Major European stock indexes including the German DAX and the French CAC 40 climbed to all-time highs today, after the European Commission (EC) revealed that approval has been given to its ambitious multi-billion stimulus package called NextGenerationEU.
In a tweet released last Friday, the President of the EC, Ursula von der Leyen, announced the initiative, which consists of €800 billion ($980 billion) in stimulus injected to the economic block to pivot towards a “greener, more digital, and more resilient” model.
The head of the commission also informed the public that member states have already approved the stimulus while the multilateral body expects to tap the markets in the following weeks.
According to the EC website, bonds will be issued between mid-2021 and 2026 to finance the ambitious plan, which includes €728 billion extended in the form of grants and loans extended to member states who present their recovery plans to the commission while the remaining funds will be invested into programs built to boost certain specific activities within the region’s economy.
The Commission plans to repay these bonds in full by 2028 and multiple primary dealers have already been selected to start selling the issues including regional banks like Banco Santander, Barclays, Societe Generale, and Deutsche Bank and US-based institutions such as JP Morgan, Goldman Sachs, and Citigroup.
European stock indexes are responding positively to strong economic data
Major European stock indexes have climbed today following the release of further details about the plan, with the German DAX leading the scoreboard with a 1.5% gain while trading at an all-time high of 15,658.
Meanwhile, the British FTSE 100 Index, the Italian FTSE MIB, and the French CAC 40 are all posting gains above 1% while the pan-European STOXX 600 is advancing to all-time highs as well at 451.94 with a 1.2% gain so far this morning.
Other factors pushing these indexes higher include an uptick in oil prices, with Brent crude futures trading 1.9% higher in early commodity trading action at $70.82 per barrel, while precious metals are continuing their upward path on the back of inflation concerns.
Moreover, historically high readings in the region’s economic indicators including the IHS Markit Manufacturing Purchasing Manager Index (PMI) have also turned sentiment to the positive side as the final reading for May came in at 63.1 – this being the highest reading ever recorded by the Eurozone in the history of the benchmark.
What’s next for European markets?
Using the pan-European STOXX 600 index as a gauge of the region’s stock trading action, we can see how the benchmark has broken a long-date trend line resistance, which indicates that European markets as a whole could be entering a new bullish cycle on the back of this historical stimulus package.

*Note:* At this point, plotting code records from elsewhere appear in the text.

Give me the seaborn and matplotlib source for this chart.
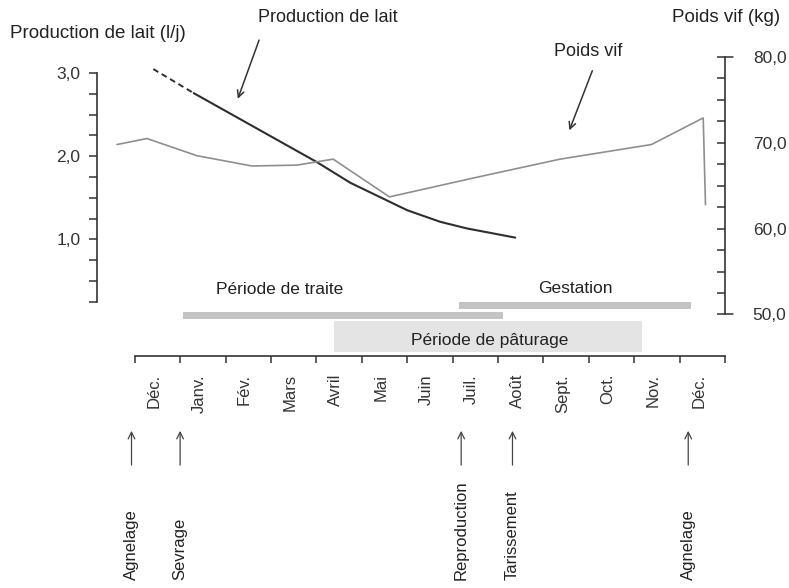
import numpy as np
import pandas as pd
import matplotlib
matplotlib.use('Agg')
import matplotlib.pyplot as plt
import seaborn as sns

# months on the time axis (one interval per month, Dec -> Dec)
months = ['Déc.', 'Janv.', 'Fév.', 'Mars', 'Avril', 'Mai', 'Juin',
          'Juil.', 'Août', 'Sept.', 'Oct.', 'Nov.', 'Déc.']

# milk production (l/j), x = month index from start of December
lait_x = [0.41, 1.30, 4.01, 4.75, 6.00, 6.73, 7.32, 8.38]
lait_y = [3.05, 2.76, 1.93, 1.68, 1.35, 1.21, 1.13, 1.02]
n_dashed = 2  # first segment is dashed (estimated)

# live weight (kg)
poids_x = [-0.39, 0.27, 1.37, 2.58, 3.57, 4.37, 5.61, 7.46, 9.37, 11.38, 12.52, 12.57]
poids_y = [69.8, 70.5, 68.5, 67.3, 67.4, 68.1, 63.7, 65.9, 68.1, 69.8, 72.9, 62.8]

# periods (start, end in month index)
periodes = ['Période de traite', 'Gestation', 'Période de pâturage']
per_debut = [1.06, 7.15, 4.39]
per_fin = [8.12, 12.25, 11.17]

# events
evenements = ['Agnelage', 'Sevrage', 'Reproduction', 'Tarissement', 'Agnelage']
evt_x = [-0.07, 1.0, 7.19, 8.32, 12.19]

lait_ticks = [1.0, 2.0, 3.0]
lait_labels = ['1,0', '2,0', '3,0']
poids_ticks = [50, 60, 70, 80]
poids_labels = ['50,0', '60,0', '70,0', '80,0']

sns.set_style('white')
plt.rcParams['font.family'] = ['Liberation Sans', 'DejaVu Sans']
plt.rcParams['font.size'] = 12

dark = '#2e2e2e'
txt = '#222222'
fig = plt.figure(figsize=(7.89, 5.88), dpi=100)
ax = fig.add_axes([97 / 789, 232 / 588, 628 / 789, 316 / 588])
ax2 = ax.twinx()

ax.set_xlim(-0.83, 13.0)
ax.set_ylim(-0.406, 3.40)
ax2.set_ylim(45.16, 81.98)

# lines
df_lait = pd.DataFrame({'mois': lait_x, 'lait': lait_y})
sns.lineplot(data=df_lait.iloc[:n_dashed], x='mois', y='lait', ax=ax, color=dark,
             lw=1.4, linestyle=(0, (3, 2)), estimator=None, sort=False)
sns.lineplot(data=df_lait.iloc[n_dashed - 1:], x='mois', y='lait', ax=ax, color=dark,
             lw=1.5, estimator=None, sort=False)
df_poids = pd.DataFrame({'mois': poids_x, 'poids': poids_y})
sns.lineplot(data=df_poids, x='mois', y='poids', ax=ax2, color='#8f8f8f',
             lw=1.2, estimator=None, sort=False)

# period bands (y in axes fraction)
band_rows = [(0.116, 0.140, '#c4c4c4'), (0.148, 0.172, '#c4c4c4'), (0.013, 0.112, '#e4e4e4')]
for d, f, (y0, y1, c) in zip(per_debut, per_fin, band_rows):
    ax.axvspan(d, f, ymin=y0, ymax=y1, color=c, lw=0, zorder=0)

# spines / axes
for s in ['top', 'right']:
    ax.spines[s].set_visible(False)
for s in ['top', 'left', 'bottom']:
    ax2.spines[s].set_visible(False)
for sp in [ax.spines['left'], ax.spines['bottom'], ax2.spines['right']]:
    sp.set_color('#333333')
    sp.set_linewidth(1.2)
ax.spines['left'].set_bounds(0.25, 3.0)
ax.spines['bottom'].set_bounds(0, 13)
ax2.spines['right'].set_bounds(50, 80)

ax.set_yticks(lait_ticks, labels=lait_labels)
ax.set_yticks(np.arange(0.25, 3.01, 0.25), minor=True)
ax.tick_params(axis='y', which='both', left=True, direction='out', length=6, width=1.1,
               color='#333333', pad=6, labelsize=12.5, labelcolor='#333333')

ax.set_xticks(np.arange(14))
ax.set_xticklabels([])
ax.set_xticks(np.arange(13) + 0.42, labels=months, minor=True, rotation=90)
ax.tick_params(axis='x', which='major', bottom=True, direction='out', length=5, width=1.1,
               color='#333333')
ax.tick_params(axis='x', which='minor', bottom=True, length=0, pad=13, labelsize=12,
               labelcolor='#333333')

ax2.set_yticks(poids_ticks, labels=poids_labels)
ax2.set_yticks(np.arange(50, 80.1, 2.5), minor=True)
ax2.tick_params(axis='y', which='both', right=True, direction='in', length=6, width=1.1,
                color='#333333', pad=20, labelsize=12.5, labelcolor='#333333')
for v in [50, 80]:
    ax2.axhline(v, xmin=1.0, xmax=1.012, color='#333333', lw=1.1, clip_on=False)

ax.set_xlabel('')
ax.set_ylabel('')
ax2.set_ylabel('')

# axis titles
fig.text(10 / 789, 1 - 33 / 588, 'Production de lait (l/j)', ha='left', va='center',
         fontsize=13.5, color=txt)
fig.text(672 / 789, 1 - 18 / 588, 'Poids vif (kg)', ha='left', va='center',
         fontsize=13.5, color=txt)

# callouts
fig.text(328 / 789, 1 - 18 / 588, 'Production de lait', ha='center', va='center',
         fontsize=13, color=txt)
ax.annotate('', xy=(2.25, 2.66), xytext=(2.76, 3.43), annotation_clip=False,
            arrowprops=dict(arrowstyle='->', color='#333333', lw=1.1))
fig.text(588 / 789, 1 - 52 / 588, 'Poids vif', ha='center', va='center',
         fontsize=13, color=txt)
ax2.annotate('', xy=(9.55, 71.15), xytext=(10.1, 78.7), annotation_clip=False,
             arrowprops=dict(arrowstyle='->', color='#333333', lw=1.1))

# period labels
fig.text(280 / 789, 1 - 290 / 588, periodes[0], ha='center', va='center', fontsize=12.5, color=txt)
fig.text(575 / 789, 1 - 289 / 588, periodes[1], ha='center', va='center', fontsize=12.5, color=txt)
fig.text(490 / 789, 1 - 340 / 588, periodes[2], ha='center', va='center', fontsize=12.5, color=txt)

# events under the time axis
tr = ax.get_xaxis_transform()
for name, x in zip(evenements, evt_x):
    ax.annotate('', xy=(x, -0.228), xycoords=tr, xytext=(x, -0.354), textcoords=tr,
                arrowprops=dict(arrowstyle='->', color='#444444', lw=0.9))
    ax.text(x, -0.709, name, rotation=90, ha='center', va='bottom', transform=tr,
            fontsize=12, color=txt)

fig.savefig('out.png', dpi=100)
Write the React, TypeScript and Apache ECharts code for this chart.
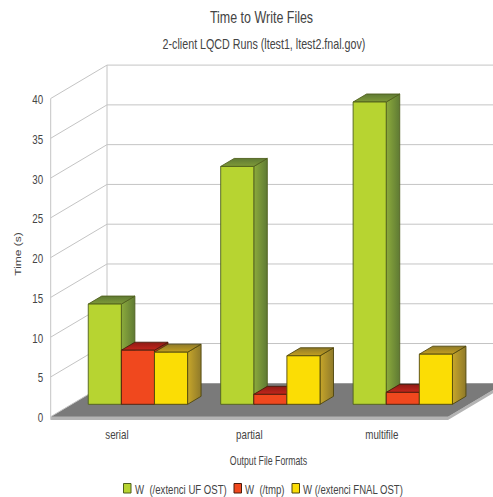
import React, { useEffect, useRef } from "react";
import * as echarts from "echarts";

const categories = ["serial", "partial", "multifile"];
const seriesNames = ["W  (/extenci UF OST)", "W  (/tmp)", "W (/extenci FNAL OST)"];
const ufOst = [12.6, 29.9, 38.0];
const tmp = [6.8, 1.25, 1.5];
const fnalOst = [6.55, 6.1, 6.3];
const gridTicks = [0, 5, 10, 15, 20, 25, 30, 35, 40];
const legendIconX = [123.5, 234, 292];
const legendTextX = [135, 245, 303];
const legendCondense = [0.74, 0.74, 0.735];

const faceColors = [
  { front: "#b7d431", edge: "#4f5f1c", sideA: "#8cab3c", sideB: "#5f7a34", topA: "#5f7a34", topB: "#7f9a38" },
  { front: "#f0481e", edge: "#4a1c0c", sideA: "#c8321c", sideB: "#8c1c14", topA: "#8e1a14", topB: "#c4261c" },
  { front: "#fbdd05", edge: "#4f460c", sideA: "#c7a62a", sideB: "#8f7a2a", topA: "#8f7a2a", topB: "#c4a020" },
];

// Depth of the plot box and the inset of the bars inside it, in pixels.
const BOX_DX = 56.3;
const BOX_DY = 33.4;
const BAR_INSET_X = 21;
const BAR_INSET_Y = 12.4;
const BAR_DX = 13.5;
const BAR_DY = 8;
const RIGHT_EDGE = 493;

const FONT = "'Liberation Sans', Arial, sans-serif";
const TEXT = "#444444";
// All labels are set in a condensed cut of the sans face.
const CONDENSE = 0.75;

const linear = (a: string, b: string, horizontal: boolean) =>
  new echarts.graphic.LinearGradient(0, 0, horizontal ? 1 : 0, horizontal ? 0 : 1, [
    { offset: 0, color: a },
    { offset: 1, color: b },
  ]);

const gridStroke = { stroke: "#c4c4c4", lineWidth: 1, fill: "none" };

const label = (text: string, x: number, y: number, fontSize: number, align: string, extra: object = {}) => ({
  type: "text",
  x,
  y,
  scaleX: CONDENSE,
  silent: true,
  style: { text, x: 0, y: 0, align, verticalAlign: "middle", fontFamily: FONT, fontSize, fill: TEXT },
  ...extra,
});

// The floor slab with its lighter front lip.
function renderFloor(_params: any, api: any) {
  const left = api.coord([0, 0]);
  const size = api.size([1, 0]);
  const x0 = left[0] - size[0] / 2;
  const y0 = left[1];
  const x1 = x0 + size[0] * 3;
  const lip = 3.2;
  return {
    type: "group",
    children: [
      {
        type: "polygon",
        shape: { points: [[x0, y0], [x1, y0], [x1 + BOX_DX, y0 - BOX_DY], [x1 + BOX_DX, y0 - BOX_DY + lip], [x1, y0 + lip], [x0, y0 + lip]] },
        style: { fill: "#b4b4b4" },
      },
      {
        type: "polygon",
        shape: { points: [[x0, y0], [x1, y0], [x1 + BOX_DX, y0 - BOX_DY], [x0 + BOX_DX, y0 - BOX_DY]] },
        style: { fill: "#7a7a7a" },
      },
    ],
  };
}

// One horizontal level of the box: along the left wall, across the back wall, plus its tick label.
function renderLevel(_params: any, api: any) {
  const value = api.value(0);
  const origin = api.coord([0, value]);
  const x0 = origin[0] - api.size([1, 0])[0] / 2;
  const y0 = origin[1];
  const isFloor = value === 0;
  return {
    type: "group",
    children: [
      {
        type: "polyline",
        shape: {
          points: isFloor
            ? [[x0, y0], [x0 + BOX_DX, y0 - BOX_DY]]
            : [[x0, y0], [x0 + BOX_DX, y0 - BOX_DY], [RIGHT_EDGE, y0 - BOX_DY]],
        },
        style: gridStroke,
      },
      label(String(value), x0 - 7.5, y0 + 1, 13, "right"),
    ],
  };
}

// Vertical edges of the left wall, spanning the whole value range.
function renderWallEdges(_params: any, api: any) {
  const bottom = api.coord([0, 0]);
  const top = api.coord([0, 40]);
  const x0 = bottom[0] - api.size([1, 0])[0] / 2;
  return {
    type: "group",
    children: [
      { type: "line", shape: { x1: x0, y1: bottom[1] + 3, x2: x0, y2: top[1] }, style: gridStroke },
      { type: "line", shape: { x1: x0 + BOX_DX, y1: bottom[1] - BOX_DY, x2: x0 + BOX_DX, y2: top[1] - BOX_DY }, style: gridStroke },
    ],
  };
}

function renderCategoryLabel(_params: any, api: any) {
  const k = api.value(0);
  const p = api.coord([k, 0]);
  return label(categories[k], p[0], p[1] + 17.5, 13, "center");
}

const makeBarRenderer = (seriesIndex: number) => (_params: any, api: any) => {
  const cat = api.value(0);
  const val = api.value(1);
  const base = api.coord([cat, 0]);
  const top = api.coord([cat, val]);
  const band = api.size([1, 0])[0];
  const w = band * 0.25;
  const x0 = base[0] - w * 1.5 + w * seriesIndex + BAR_INSET_X;
  const x1 = x0 + w;
  const yb = base[1] - BAR_INSET_Y;
  const yt = top[1] - BAR_INSET_Y;
  const c = faceColors[seriesIndex];
  const edge = { stroke: c.edge, lineWidth: 0.9, lineJoin: "round" };
  return {
    type: "group",
    children: [
      {
        type: "polygon",
        shape: { points: [[x1, yb], [x1 + BAR_DX, yb - BAR_DY], [x1 + BAR_DX, yt - BAR_DY], [x1, yt]] },
        style: { fill: linear(c.sideA, c.sideB, true), ...edge },
      },
      {
        type: "polygon",
        shape: { points: [[x0, yt], [x1, yt], [x1 + BAR_DX, yt - BAR_DY], [x0 + BAR_DX, yt - BAR_DY]] },
        style: { fill: linear(c.topA, c.topB, false), ...edge },
      },
      {
        type: "rect",
        shape: { x: x0, y: yt, width: w, height: yb - yt },
        style: { fill: c.front, ...edge },
      },
    ],
  };
};

export default function App() {
  const ref = useRef<HTMLDivElement>(null);
  useEffect(() => {
    const chart = echarts.init(ref.current!, undefined, { renderer: "svg" });
    const values = [ufOst, tmp, fnalOst];
    chart.setOption({
      animation: false,
      backgroundColor: "#ffffff",
      graphic: [
        label("Time to Write Files", 261.5, 17, 16, "center", { scaleX: 0.78 }),
        label("2-client LQCD Runs (ltest1, ltest2.fnal.gov)", 264, 45, 14, "center", { scaleX: 0.765 }),
        label("Output File Formats", 268.5, 460, 12, "center", { scaleX: 0.73 }),
        label("Time (s)", 18, 254, 12, "center", { scaleX: 1, scaleY: CONDENSE, rotation: Math.PI / 2 }),
        ...seriesNames.flatMap((name, i) => [
          {
            type: "rect",
            silent: true,
            shape: { x: legendIconX[i], y: 483.5, width: 7.5, height: 9.5 },
            style: { fill: faceColors[i].front, stroke: faceColors[i].edge, lineWidth: 1 },
          },
          label(name, legendTextX[i], 489, 13, "left", { scaleX: legendCondense[i] }),
        ]),
      ],
      grid: { left: 50.7, top: 98.5, width: 397.3, height: 318.2, containLabel: false },
      xAxis: {
        type: "category",
        data: categories,
        axisLine: { show: false },
        axisTick: { show: false },
        axisLabel: { show: false },
      },
      yAxis: {
        type: "value",
        min: 0,
        max: 40,
        interval: 5,
        axisLine: { show: false },
        axisTick: { show: false },
        splitLine: { show: false },
        axisLabel: { show: false },
      },
      series: [
        { type: "custom", silent: true, z: 1, renderItem: renderFloor, clip: false, data: [[0]] },
        { type: "custom", silent: true, z: 2, renderItem: renderLevel, clip: false, data: gridTicks.map((t) => [t]), encode: { y: 0 } },
        { type: "custom", silent: true, z: 2, renderItem: renderWallEdges, clip: false, data: [[0]] },
        { type: "custom", silent: true, z: 2, renderItem: renderCategoryLabel, clip: false, data: categories.map((_, k) => [k]), encode: { x: 0 } },
        ...seriesNames.map((name, i) => ({
          type: "custom",
          name,
          z: 3 + i,
          clip: false,
          renderItem: makeBarRenderer(i),
          itemStyle: { color: faceColors[i].front },
          encode: { x: 0, y: 1 },
          data: categories.map((_, k) => [k, values[i][k]]),
        })),
      ],
    });
    return () => chart.dispose();
  }, []);
  return <div ref={ref} style={{ width: 493, height: 497, position: "absolute", left: 0, top: 0 }} />;
}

Meanwhile, an acceleration in inflation readings might not be as bad news for Europe as some would expect as the region’s economy has been undergoing multiple years of stagflation/deflation. In this regard, a somehow controlled spike in inflation rates could boost corporate profits, which should ultimately improve economic conditions and employment.
Based on the Fibonacci retracement shown in the chart above, a first target for the index could be set at EUR 540 for a potential 19.4% gain. That said, some degree of care is advised as weekly momentum readings have already stepped on oversold levels, which means that European equities might be getting a bit crowded.
One way to get exposure to European stock indexes is through Vanguard’s FTSE Europe Index Fund, which tracks the FTSE Developed Europe All Cap Index. This fund has delivered a similar – and sometimes even better – performance than the STOXX 600 Index in the past 5 years at least which makes it an ideal vehicle for those who would like to get exposure to European equities.